Insgesamt 889 Messestände bedeuteten ein Plus von 49 gegenüber dem Vorjahr, wie oben schon erwähnt hauptsächlich dank der um 30 Aussteller angewachsenen Schar der Badeinrichter. Ausländische Aussteller aus 40 Ländern zeigten Präsenz an 342 Ständen – damit 18 mehr als noch 2018. Dennoch machen italienische Aussteller mit 61,5 % immer noch den Löwenanteil aus.

Die italienische Fliesenindustrie hatte indes kein leichtes Jahr: Sie musste von 2017 auf 2018 rückläufige Produktionszahlen und rückläufige Umsätze hinnehmen, was nach siebenmaligen Wertsteigerungen und sechsmaligen Absatzsteigerungen in Folge besonders schmerzt. Ein Plus von 4,7 % auf dem wichtigen deutschen Markt im ersten Quartal 2019 ist da Balsam für die Seele. 2018 wurden von den 137 in Italien ansässigen Unternehmen 415 Millionen Quadratmeter Fliesen (-1,6 % im Vergleich zum Vorjahr) produziert. Verkauft wurden davon insgesamt 401,1 Millionen Quadratmeter (-2,8 %). Dies entspricht einem Wert von 5,4 Milliarden Euro (-3,0 %). Nach wie vor lebt die italienische Fliesenindustrie zu 85 % vom Export, wobei dieser nicht ganz so stark wie der Inlandsabsatz, aber mit 4,5 Milliarden Euro doch um -3,3 % verlor.

Von den stabilen baukonjunkturellen Rahmenbedingungen hierzulande konnte die keramische Fliese in Deutschland trotz großer Nachfrage leider nicht profitieren. Der Absatz keramischer Fliesen war auch im Jahr 2018 rückläufig (-3,3 %). Zwar konnten die im Bundesverband Keramische Fliesen (BKF) zusammengeschlossenen deutschen Fliesenwerke im 1. Quartal 2019 ein leichtes Plus von 1,6 % um 7,1 Millionen Quadratmeter erzielen, dafür müssen sie aber seit 2006 einen kontinuierlichen Umsatz- und Absatzrückgang von 365,5 Mio. Euro (bei 43,1 qm) auf 293,4 Mio. Euro (bei 25,4 Mio. qm) in 2018 hinnehmen. Zwischen 2017 und 2018 war diese Negativentwicklung mit einem Rückgang um 13,1 Mio. Euro (bei -1,6 Mio. qm) besonders gravierend. Dabei hat der Anteil keramischer Fliesen an den Bodenbelägen in Deutschland seit 2008 von 14 auf 24 % im Jahr 2018 beachtlich zugelegt.

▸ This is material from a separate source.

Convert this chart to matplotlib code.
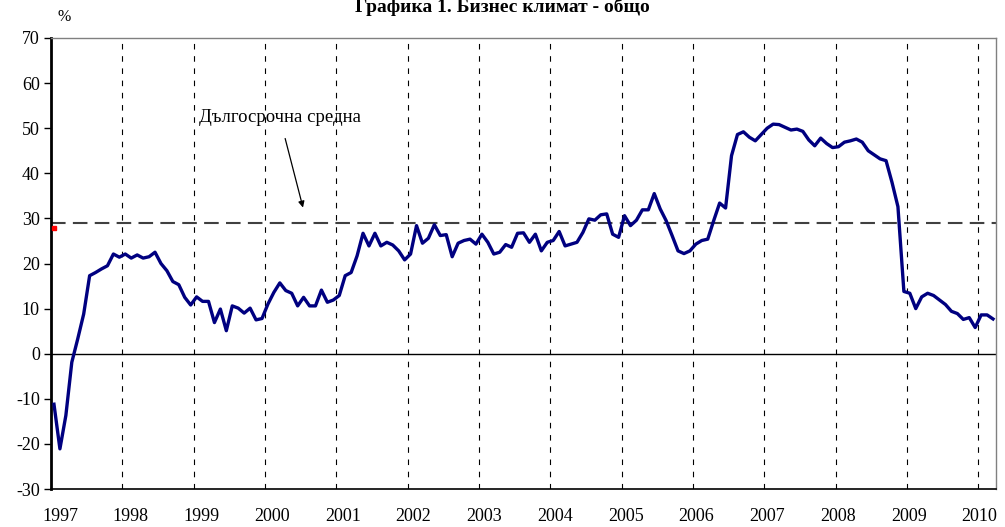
import numpy as np
import matplotlib
matplotlib.use("Agg")
import matplotlib.pyplot as plt

plt.rcParams['font.family'] = ['Liberation Serif', 'DejaVu Serif']
plt.rcParams['axes.unicode_minus'] = False

# monthly business climate balance, Jan 1997 - Mar 2010
y1997 = [-11.2, -21.1, -13.7, -1.9, 3.3, 8.8, 17.3, 18.0, 18.8, 19.5, 22.1, 21.4]
y1998 = [22.1, 21.2, 21.9, 21.2, 21.5, 22.5, 20.0, 18.4, 16.0, 15.3, 12.5, 10.8]
y1999 = [12.6, 11.6, 11.6, 6.9, 9.9, 5.1, 10.6, 10.1, 9.0, 10.1, 7.5, 7.8]
y2000 = [11.0, 13.6, 15.7, 14.0, 13.4, 10.6, 12.5, 10.6, 10.6, 14.1, 11.4, 11.9]
y2001 = [12.9, 17.3, 18.0, 21.7, 26.7, 23.9, 26.7, 23.9, 24.7, 24.1, 22.8, 20.8]
y2002 = [22.1, 28.4, 24.5, 25.6, 28.6, 26.2, 26.4, 21.5, 24.5, 25.1, 25.4, 24.3]
y2003 = [26.5, 24.7, 22.1, 22.5, 24.2, 23.6, 26.7, 26.8, 24.7, 26.5, 22.8, 24.7]
y2004 = [25.1, 27.1, 23.9, 24.3, 24.7, 26.9, 29.9, 29.6, 30.8, 31.0, 26.5, 25.8]
y2005 = [30.6, 28.4, 29.6, 31.9, 31.9, 35.5, 32.1, 29.5, 26.2, 22.8, 22.2, 22.8]
y2006 = [24.3, 25.1, 25.4, 29.5, 33.4, 32.3, 43.9, 48.6, 49.2, 48.0, 47.2, 48.6]
y2007 = [50.0, 50.9, 50.8, 50.2, 49.6, 49.8, 49.3, 47.4, 46.1, 47.8, 46.6, 45.7]
y2008 = [45.9, 46.9, 47.2, 47.6, 46.9, 45.0, 44.1, 43.2, 42.8, 38.0, 32.6, 13.8]
y2009 = [13.4, 10.0, 12.6, 13.4, 12.9, 11.9, 10.9, 9.4, 8.9, 7.6, 8.0, 5.8]
y2010 = [8.6, 8.6, 7.7]

values = (y1997 + y1998 + y1999 + y2000 + y2001 + y2002 + y2003 + y2004
          + y2005 + y2006 + y2007 + y2008 + y2009 + y2010)
years = list(range(1997, 2011))
long_avg = 28.9
red_point = 27.8

x = np.arange(len(values))

fig = plt.figure(figsize=(10.05, 5.27), dpi=100)
ax = fig.add_axes([51/1005, 38/527, 945/1005, 451/527])

# year gridlines
for k in range(1, len(years)):
    ax.axvline(12*k - 0.5, color='black', lw=0.8, ls=(0, (5, 6)), zorder=1)

ax.axhline(0, color='black', lw=1.0, zorder=2)
ax.axhline(long_avg, color='#404040', lw=1.5, ls=(0, (7, 3.5)), zorder=2)
ax.plot([0], [red_point], marker='s', ms=3, color='red', ls='none', zorder=3)
ax.plot(x, values, color='#000080', lw=2.4, zorder=4, solid_joinstyle='round')

ax.annotate('Дългосрочна средна', xy=(41.9, 32.4), xytext=(38, 52.3),
            ha='center', va='center', fontsize=13.5,
            arrowprops=dict(arrowstyle='-|>', color='black', lw=0.9,
                            mutation_scale=9, shrinkA=7, shrinkB=0))

ax.set_xlim(-0.5, len(values) - 0.5)
ax.set_ylim(-30, 70)
ax.set_yticks(range(-30, 71, 10))
# year labels sit a little right of each year start, drifting left toward 2010
ax.set_xticks([12*k + 1.0 - 0.1*k for k in range(len(years))])
ax.set_xticklabels([str(yy) for yy in years])
ax.tick_params(axis='y', direction='out', length=5, width=1, labelsize=13, pad=3)
ax.tick_params(axis='x', length=0, labelsize=13, pad=14)

ax.spines['left'].set_linewidth(2)
ax.spines['left'].set_color('black')
ax.spines['bottom'].set_linewidth(1.2)
ax.spines['bottom'].set_color('black')
ax.spines['top'].set_color('#808080')
ax.spines['top'].set_linewidth(1)
ax.spines['right'].set_color('#808080')
ax.spines['right'].set_linewidth(1)

fig.text(0.5, 1 - 12/527, 'Графика 1. Бизнес климат - общо', ha='center',
         va='baseline', fontsize=14, fontweight='bold')
fig.text(64/1005, 1 - 17/527, '%', ha='center', va='center', fontsize=11.5)

fig.savefig('out.png', dpi=100)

Gewinner auf dem deutschen Markt waren 2018 sowie im ersten Quartal 2019 insbesondere die türkischen und die besonders preisaggressiven polnischen Werke. Über positive Bilanzen berichten diejenigen Fliesenwerke, die XXL-Fliesen herstellen. Etwaige Schwierigkeiten in diesem Bereich seien nicht mehr produktionsbedingter Natur, sondern auf Transport und Verlegung sowie insbesondere auf die fehlenden Fachverleger in Deutschland und anderen Ländern zurückzuführen.